Statistical Context Over Emotional Recall
The antidote to availability bias isn't removing emotion, it's adding context. Every trading decision should reference data, not memories. When you think "the market always dumps on Fed days", pull the data. You'll likely find Fed days split 52/48 between gains and losses, statistically random. When you believe "gold always rallies during crisis", check the numbers. Gold's crisis performance varies wildly based on dollar strength, real rates, and crisis type. This is why quantitative traders consistently outperform discretionary traders in prop firm challenges. They're not smarter or less emotional, they've built systems that make decisions based on occurrence frequency, not recall frequency.

The Distinction That Matters
Many confuse availability bias with recency bias, but the distinction matters for your defense strategy. Recency bias overweights the latest information, you give too much importance to this morning's data versus last week's. Availability bias overweights memorable information, you give too much importance to dramatic events regardless of when they occurred. A trader with recency bias changes their system after every loss. A trader with availability bias abandons their system after every dramatic event. Both destroy consistency, but through different mechanisms. The practical difference: recency bias fades with time (last week's loss matters less than yesterday's). Availability bias can strengthen with time (the 2008 crash feels more predictive today than it did in 2009, polished by years of mental replay).

Daily Practice: Making the Defense Automatic
Integrate these practices until they're automatic: Morning Routine (5 minutes)
- Review your base rate sheet
- Identify the most dramatic story in today's news
- Write down its actual probability of affecting your trades Pre-Session Setup (3 minutes)
- Clear your charts of all news indicators
- Set your position sizes based on your plan, not "market conditions"
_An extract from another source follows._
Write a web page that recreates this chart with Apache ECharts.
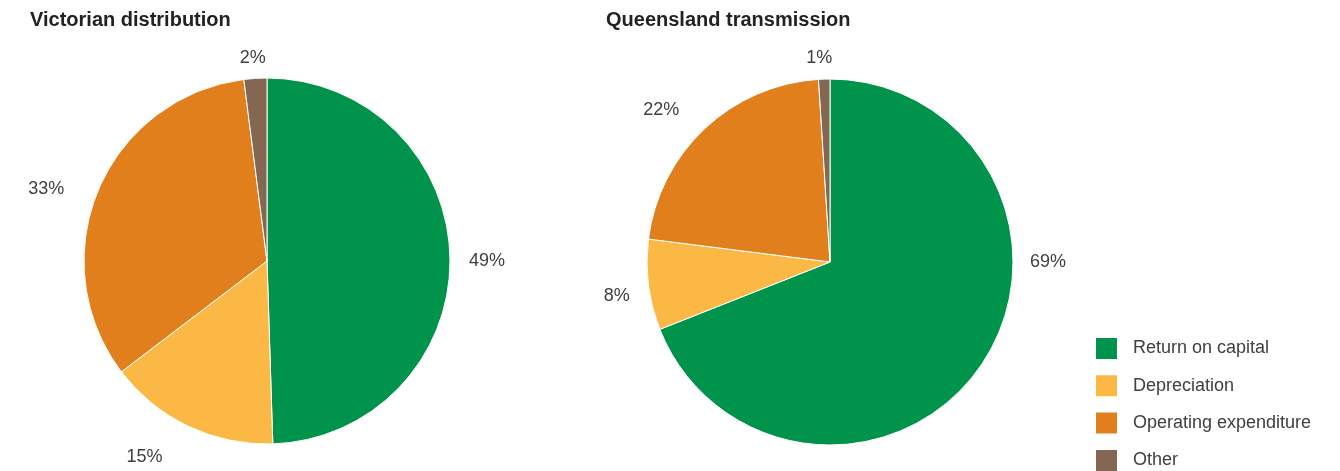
<!DOCTYPE html>
<html>
<head>
<meta charset="utf-8">
<style>
  html, body { margin: 0; padding: 0; background: #fff; }
  #chart { width: 1340px; height: 471px; }
</style>
<script src="https://cdn.jsdelivr.net/npm/echarts@6/dist/echarts.min.js"></script>
</head>
<body>
<div id="chart"></div>
<script>
// cost components and shares (%)
const categories = ["Return on capital", "Depreciation", "Operating expenditure", "Other"];
const colors = ["#00934b", "#fbb845", "#e07f1c", "#846752"];
const victorianValues = [49, 15, 33, 2];
const queenslandValues = [69, 8, 22, 1];

const font = "'Liberation Sans', Arial, sans-serif";
const R = 183;

function pieData(values) {
  return values.map((v, i) => ({ name: categories[i], value: v }));
}

// label placement around the pie: [clockwise angle from 12 o'clock, distance from centre]
const victorianLabelPos = [[90, 220], [212, 231], [288, 232], [356, 203]];
const queenslandLabelPos = [[90, 218], [261, 216], [312, 227], [357, 204]];

function makeLabelLayout(center, pos) {
  return function (params) {
    const p = pos[params.dataIndex];
    const a = p[0] * Math.PI / 180;
    return {
      x: center[0] + Math.sin(a) * p[1],
      y: center[1] - Math.cos(a) * p[1],
      align: "center",
      verticalAlign: "middle"
    };
  };
}

function pieSeries(values, center, pos) {
  return {
    type: "pie",
    center: center,
    radius: R,
    startAngle: 90,
    clockwise: true,
    avoidLabelOverlap: false,
    itemStyle: { borderColor: "#fff", borderWidth: 1 },
    label: {
      show: true,
      position: "outside",
      formatter: "{c}%",
      color: "#404040",
      fontFamily: font,
      fontSize: 18
    },
    labelLine: { show: false },
    labelLayout: makeLabelLayout(center, pos),
    emphasis: { disabled: true },
    data: pieData(values)
  };
}

const chart = echarts.init(document.getElementById("chart"), null, { renderer: "canvas" });
chart.setOption({
  animation: false,
  color: colors,
  title: [
    {
      text: "Victorian distribution",
      left: 30, top: 10, padding: 0,
      textStyle: { fontFamily: font, fontSize: 20, fontWeight: "bold", color: "#222" }
    },
    {
      text: "Queensland transmission",
      left: 606, top: 10, padding: 0,
      textStyle: { fontFamily: font, fontSize: 20, fontWeight: "bold", color: "#222" }
    }
  ],
  legend: {
    orient: "vertical",
    left: 1094,
    top: 336,
    height: 200,
    padding: 0,
    itemWidth: 23,
    itemHeight: 23,
    itemGap: 12.3,
    icon: "rect",
    data: categories,
    textStyle: { fontFamily: font, fontSize: 18, lineHeight: 20, color: "#404040", padding: [0, 0, 0, 10] }
  },
  series: [
    pieSeries(victorianValues, [267, 261], victorianLabelPos),
    pieSeries(queenslandValues, [830, 262], queenslandLabelPos)
  ]
});
</script>
</body>
</html>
- Write today's date and "normal day" at the top of your journal Mid-Session Check (30 seconds per hour)
- Ask: "Am I trading my plan or my memories?"
- If uncertain, refer to your pre-trade checklist End-of-Day Review (5 minutes)
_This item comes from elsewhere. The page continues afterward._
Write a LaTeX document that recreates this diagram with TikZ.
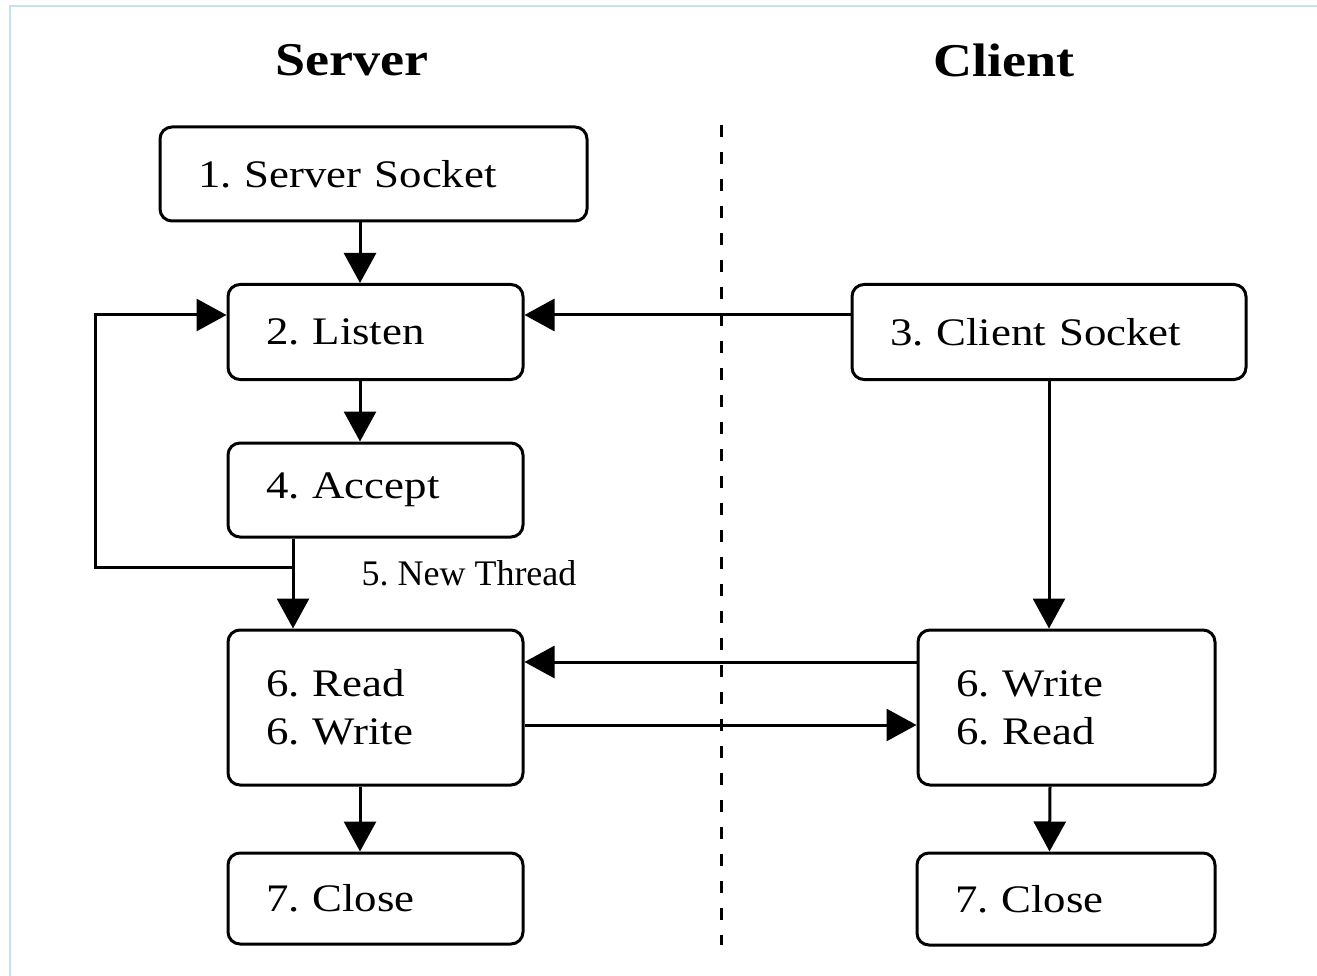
\documentclass[tikz,border=0pt]{standalone}
\usepackage{fontspec}
\setmainfont{Liberation Serif}[FakeStretch=1.15]
\newfontfamily\threadfont{Liberation Serif}
\usetikzlibrary{arrows.meta}
\definecolor{framecyan}{RGB}{196,228,236}
\frenchspacing

\begin{document}
\begin{tikzpicture}[
    x=1pt, y=-1pt,
    every node/.style={font=\fontsize{39}{48}\selectfont},
    box/.style={draw, line width=3pt, rounded corners=12pt, inner xsep=38pt,
      inner ysep=0pt, align=left},
    title/.style={font=\fontsize{47}{56}\selectfont\bfseries},
    arr/.style={line width=3pt, -{Triangle[length=30pt,width=32pt]}},
    divider/.style={line width=3pt, dash pattern=on 12pt off 15pt},
    frame/.style={draw=framecyan, line width=2pt}
  ]
    \clip (0,0) rectangle (1317,976);
    \fill[white] (0,0) rectangle (1317,976);
    \draw[frame] (10,6) rectangle (1340,1000);

    \node[title] (srvtitle) at (352,60) {Server};
    \node[title] (clttitle) at (1004,60) {Client};

    \draw[divider] (721,125) -- (721,945);

    \node[box, text width=351pt, minimum height=94pt] (ssock) at (373.5,174) {1. Server Socket};
    \node[box, text width=219pt, minimum height=95pt] (listen) at (375.5,332) {2. Listen};
    \node[box, text width=219pt, minimum height=94pt] (accept) at (375.5,490) {4. Accept};
    \node[box, text width=219pt, minimum height=155pt] (srw) at (375.5,707.5) {6. Read\\6. Write};
    \node[box, text width=219pt, minimum height=91pt] (sclose) at (375.5,898.5) {7. Close};

    \node[box, text width=318pt, minimum height=95pt] (csock) at (1049,332) {3. Client Socket};
    \node[box, text width=221pt, minimum height=155pt] (cwr) at (1066.5,707.5) {6. Write\\6. Read};
    \node[box, text width=222pt, minimum height=92pt] (cclose) at (1066,899) {7. Close};

    \node[anchor=west, font=\threadfont\fontsize{36}{44}\selectfont] (thread) at (358,573) {5. New Thread};

    \coordinate (split) at ([xshift=-82.5pt]accept.south |- 0,567);

    \draw[arr] ([xshift=-15.5pt]listen.north |- ssock.south) -- ([xshift=-15.5pt]listen.north);
    \draw[arr] ([xshift=-15.5pt]listen.south) -- ([xshift=-15.5pt]accept.north);
    \draw[arr] ([xshift=-82.5pt]accept.south) -- ([xshift=-82.5pt]srw.north);
    \draw[arr] (split) -- (95,567) |- ([yshift=17pt]listen.west);
    \draw[arr] ([yshift=17pt]csock.west) -- ([yshift=17pt]listen.east);
    \draw[arr] (csock.south) -- (csock.south |- cwr.north);
    \draw[arr] ([yshift=45.5pt]cwr.west) -- ([yshift=45.5pt]srw.east);
    \draw[arr] ([yshift=-17.5pt]srw.east) -- ([yshift=-17.5pt]cwr.west);
    \draw[arr] ([xshift=-15.5pt]srw.south) -- ([xshift=-15.5pt]sclose.north);
    \draw[arr] ([xshift=-16.5pt]cwr.south) -- ([xshift=-16.5pt]cclose.north);
\end{tikzpicture}
\end{document}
- Count how many trades were influenced by memorable events
- Calculate the cost of availability-influenced decisions
- Reset for tomorrow with clean charts and cleared news feeds The goal isn't to become an emotionless robot. It's to build a systematic framework that acknowledges the bias and routes around it. Your brain will always find dramatic events more available than mundane ones. But your trading doesn't have to suffer for it. At ITAfx, we've seen this repeatedly: traders who implement these protocols don't just reduce availability-driven losses, they discover their actual edge was being masked by cognitive noise. The same pattern recognition skills that make you vulnerable to availability bias become strengths when channeled through systematic frameworks. Our guide on 7 Prop Trading Psychology Mistakes covers this in more depth. The market doesn't care about your memories. It cares about probabilities. The sooner your trading process reflects that reality, the sooner you'll join the small percentage of traders who consistently extract profits from market inefficiencies rather than contributing to them.
Frequently Asked Questions
What is the availability heuristic in trading psychology?
The availability heuristic is a cognitive bias where traders judge probability by how easily examples come to mind rather than actual frequency. When dramatic market events like crashes or rallies are mentally accessible, traders overestimate their likelihood of recurring, leading to poor risk assessment and emotional decision-making.
How does availability bias cause traders to lose money?
Availability bias causes traders to overreact to memorable events, leading to panic selling after crashes, chase buying into recent winners, and ignoring statistical probabilities. Traders substitute emotional recall for data analysis, systematically overweighting dramatic but rare events while underweighting common market patterns.
What is the difference between availability bias and recency bias in trading?
Recency bias overweights the latest information regardless of impact, while availability bias overweights memorable information regardless of timing. A trader with recency bias changes strategy after every loss; one with availability bias abandons their system after dramatic events, even years later.
Can trading journals reduce availability heuristic mistakes?
Yes, systematic journaling creates objective records that counter emotional memory. By documenting what events felt significant versus their actual market impact, traders build awareness of when availability bias influences decisions. The key is reviewing patterns over 30+ days to see the disconnect.
Why do traders overreact to financial news headlines?
Headlines trigger availability bias by making dramatic scenarios mentally accessible. Traders unconsciously substitute the question 'What's the probability of this event?' with 'How easily can I recall similar events?' This causes systematic overestimation of headline-driven market moves versus their actual statistical frequency.
Key Takeaways
- Use a 30-minute pause protocol when dramatic news triggers emotional reactions — pull historical data before making any trading decisions.
- Create a base rate reference sheet showing daily moves >2% occur only 5% of trading days, not the 50% your memory suggests.
- Implement a pre-trade checklist asking what memorable event you might be overweighting before executing any position.
- Distinguish availability bias from recency bias — dramatic events feel more probable regardless of when they occurred, not just recent ones.
- Keep an availability journal tracking how often memorable moments influenced decisions versus their actual market impact over 30 days.
- Clear your charts of news indicators and set position sizes based on your systematic plan, not current 'market conditions'.
- Build systematic defenses against cognitive bias — your brain will always find crashes more available than boring statistical realities.